- Born: Hank Rakowski June 22, 1917 New Jersey, U.S.
- Died: unknown

Champ Car career
- 23+ races run over 3 years
- Best finish: 13th (1946)
- First race: 1946 Williams Grove Race #2 (Mechanicsburg)
- Last race: 1949 Syracuse 100 (Syracuse)
- First win: 1946 Charlotte Race #2 (Metrolina)
| Wins | Podiums | Poles |
| 1 | 4 | 0 |

= Hank Rogers =

American racing driver (1917–unknown)

Hank Rogers (born Hank Rakowski; June 22, 1917 – unknown) was an American racing driver. He competed in the American Automobile Association (AAA) sanctioned National Championship in 1946, 1949, and 1950.
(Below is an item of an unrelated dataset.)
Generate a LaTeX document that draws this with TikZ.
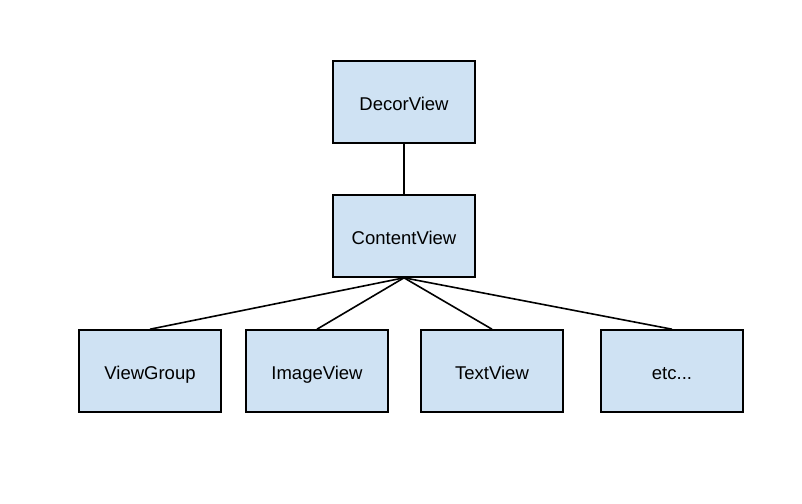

During a career working as a potter in Trenton, New Jersey, Rogers began racing in 1946 as a last-minute fill in after his brother-in-law, a regular auto racer, was injured before a race. Rogers performed strongly in the event, and was offered a ride. Later that year, diving a car once owned by Joie Chitwood, Rogers won a Championship event at the Metrolina Fairgrounds near Charlotte, North Carolina.

Rogers scored a notable victory at the Reading, Pennsylvania fairgrounds. Driving a newly built car completed only minutes before the event, Rogers defeated a strong field of drivers that included Ted Horn, Tommy Hinnershitz, Bill Holland, and Spider Webb.